The Indiana Pacers’ injury crisis keeps getting worse.
Already without star Tyrese Haliburton and several other key players, the Pacers suffered another blow when forward Aaron Nesmith was diagnosed with a left knee injury that will sideline him for at least one month, according to Pacers coach Rick Carlisle.
“It’s likely going to be at least four weeks,” Carlisle said Saturday. “Talk to me on (December) the 15th. But it’s very good news — very, very good news. He’s not in a brace. He’s walking. I say it’s likely going to be four weeks. That doesn’t mean it couldn’t be less. It’s unclear at this time. But he’s doing very well, and the news was very, very good.”
The 26-year-old Nesmith suffered the injury during the third quarter of the Pacers’ 133-98 loss to the Phoenix Suns on Thursday. While trying to defend Suns star Devin Booker, Nesmith stepped on a teammate’s foot, causing his left leg to bend unnaturally at the knee while he slipped. He rolled on the ground, slammed his fist against the floor, attempting to sit up before finally lying back as the Pacers’ training staff attended to him.
The broadcast caught Carlisle grimacing while walking off the bench during the ensuing timeout. Nesmith is averaging a career-high 16 points this season after supplying important 3-point shooting and perimeter defense during the Pacers’ run to the NBA Finals last season.
Carlisle also said Bennedict Mathurin, who hasn’t played since Oct. 25 because of a great toe sprain, went through a simulated game Saturday morning and is closer to returning.
Indiana, which fell to 1-11 after Thursday’s loss, has been besieged by injuries since pushing the Oklahoma City Thunder to a seventh game in last season’s finals. Haliburton tore his Achilles tendon during the first quarter of that game and is not expected to return this season. Mathurin, Haliburton’s replacement in the starting lineup, appeared in just two games this season before suffering a toe sprain, while key reserve Obi Toppin is out until at least February with a stress fracture in his foot.
Indiana has also played long stretches without guard Andrew Nembhard, who just returned from a shoulder injury, and jitterbug reserve T.J. McConnell, who missed the first 10 games of this season with a hamstring strain. The team has been granted multiple hardship exceptions by the NBA to fill out its roster while players recover.
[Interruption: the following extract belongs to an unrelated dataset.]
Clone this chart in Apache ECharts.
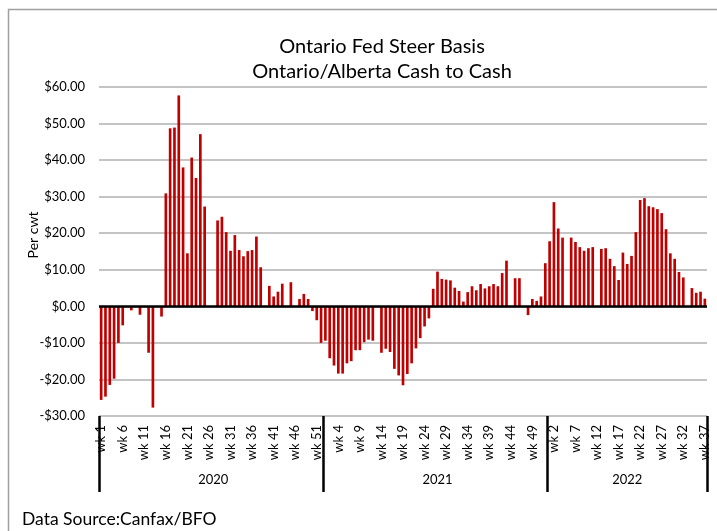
<!DOCTYPE html>
<html>
<head>
<meta charset="utf-8">
<script src="https://cdn.jsdelivr.net/npm/echarts@6/dist/echarts.min.js"></script>
<style>
html,body{margin:0;padding:0;background:#fff;}
#chart{width:717px;height:531px;}
</style>
</head>
<body>
<div id="chart"></div>
<script>
// ---- data ----
const titleLines = ['Ontario Fed Steer Basis', 'Ontario/Alberta Cash to Cash'];
const yAxisName = 'Per cwt';
const sourceNote = 'Data Source:Canfax/BFO';
const years = ['2020', '2021', '2022'];
const weeksPerYear = [52, 52, 37];
const values2020 = [-25.6, -24.7, -21.5, -19.8, -10.0, -5.2, null, -1.1, null, -2.3,
  null, -12.7, -27.7, null, -2.8, 30.9, 48.7, 48.9, 57.7, 38.0,
  14.5, 40.7, 35.1, 47.1, 27.3, null, null, 23.5, 24.5, 20.3,
  15.2, 19.5, 15.4, 13.7, 15.1, 15.4, 19.1, 10.7, null, 5.6,
  2.7, 4.0, 6.2, null, 6.6, null, 2.0, 3.4, 2.0, -1.3,
  -3.8, -10.0];
const values2021 = [-9.4, -14.2, -16.2, -18.4, -18.4, -15.6, -15.0, -12.0, -12.0, -9.8,
  -9.1, -9.4, null, -12.7, -11.6, -12.5, -17.1, -18.9, -21.6, -18.5,
  -15.6, -11.5, -8.7, -5.5, -3.3, 4.8, 9.5, 7.5, 7.3, 7.1,
  5.1, 4.2, 1.3, 3.9, 5.5, 4.4, 6.1, 4.9, 5.5, 6.1,
  5.5, 9.1, 12.5, null, 7.7, 7.7, null, -2.4, 2.0, 1.5,
  2.7, 11.8];
const values2022 = [17.8, 28.5, 21.3, 18.8, null, 18.8, 17.6, 16.2, 15.2, 15.9,
  16.2, null, 15.7, 15.9, 13.0, 11.0, 7.2, 14.7, 11.6, 13.8,
  20.3, 29.1, 29.6, 27.4, 27.1, 26.6, 25.5, 21.1, 14.5, 13.0,
  9.4, 7.9, null, 5.0, 3.7, 4.0, 2.1];
const yMin = -30, yMax = 60, yStep = 10;

// ---- build categories ----
const weekCats = [];
const yearCats = [];
const yearStarts = [];
weeksPerYear.forEach(function (n, yi) {
  yearStarts.push(weekCats.length);
  const mid = Math.floor(n / 2);
  for (let w = 1; w <= n; w++) {
    weekCats.push('wk ' + w);
    yearCats.push(w - 1 === mid ? years[yi] : '');
  }
});
const allValues = values2020.concat(values2021, values2022);

const FONT = 'Lato, "Open Sans", sans-serif';
const chart = echarts.init(document.getElementById('chart'), null, {renderer: 'canvas'});
chart.setOption({
  animation: false,
  backgroundColor: '#fff',
  title: {
    text: titleLines.join('\n'),
    left: 377,
    textAlign: 'center',
    top: 29,
    textStyle: {fontFamily: FONT, fontSize: 20, fontWeight: 'normal', color: '#000', lineHeight: 25}
  },
  grid: {left: 99, right: 10, top: 87, bottom: 115, containLabel: false},
  xAxis: [{
    type: 'category',
    data: weekCats,
    position: 'bottom',
    axisLine: {show: false},
    axisTick: {show: false},
    axisLabel: {
      interval: 4, rotate: 90, margin: 9,
      fontFamily: FONT, fontSize: 13, color: '#000'
    },
    splitLine: {show: false}
  }, {
    type: 'category',
    data: yearCats,
    position: 'bottom',
    offset: 0,
    axisLine: {show: false},
    axisTick: {
      show: true, length: 76, alignWithLabel: false,
      interval: function (idx) { return yearStarts.indexOf(idx) >= 0; },
      lineStyle: {color: '#000', width: 2.5}
    },
    axisLabel: {interval: 0, margin: 57, fontFamily: FONT, fontSize: 13, color: '#000'},
    splitLine: {show: false}
  }],
  yAxis: {
    type: 'value',
    min: yMin, max: yMax, interval: yStep,
    axisLine: {show: false},
    axisTick: {show: false},
    axisLabel: {
      margin: 14, fontFamily: FONT, fontSize: 13, color: '#000',
      formatter: function (v) {
        return (v < 0 ? '-$' : '$') + Math.abs(v).toFixed(2);
      }
    },
    splitLine: {show: true, lineStyle: {color: '#b0b0b0', width: 1.5}}
  },
  series: [{
    type: 'bar',
    xAxisIndex: 0,
    data: allValues,
    barWidth: '62%',
    itemStyle: {color: '#C00000'},
    markLine: {
      silent: true, symbol: 'none', animation: false,
      label: {show: false},
      lineStyle: {color: '#000', width: 2.5, type: 'solid'},
      data: [{yAxis: 0}]
    }
  }],
  graphic: [{
    type: 'rect', silent: true,
    shape: {x: 8.5, y: 9.5, width: 760, height: 600},
    style: {fill: null, stroke: '#a0a0a0', lineWidth: 1.5}
  }, {
    type: 'text', silent: true,
    x: 33, y: 235, rotation: Math.PI / 2,
    style: {text: yAxisName, font: '14px ' + FONT, fill: '#000', textAlign: 'center', textVerticalAlign: 'middle'}
  }, {
    type: 'text', silent: true,
    left: 22, top: 510,
    style: {text: sourceNote, font: '17.5px ' + FONT, fill: '#000'}
  }]
});
</script>
</body>
</html>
Those absences, combined with center Myles Turner’s departure to the rival Milwaukee Bucks in free agency, have relegated last season’s Eastern Conference champions to the bottom of the conference this season. Of the eight players to log at least 20 minutes in Game 7 of last season’s finals, only one (Pascal Siakam) has played in a majority of the Pacers’ games this season.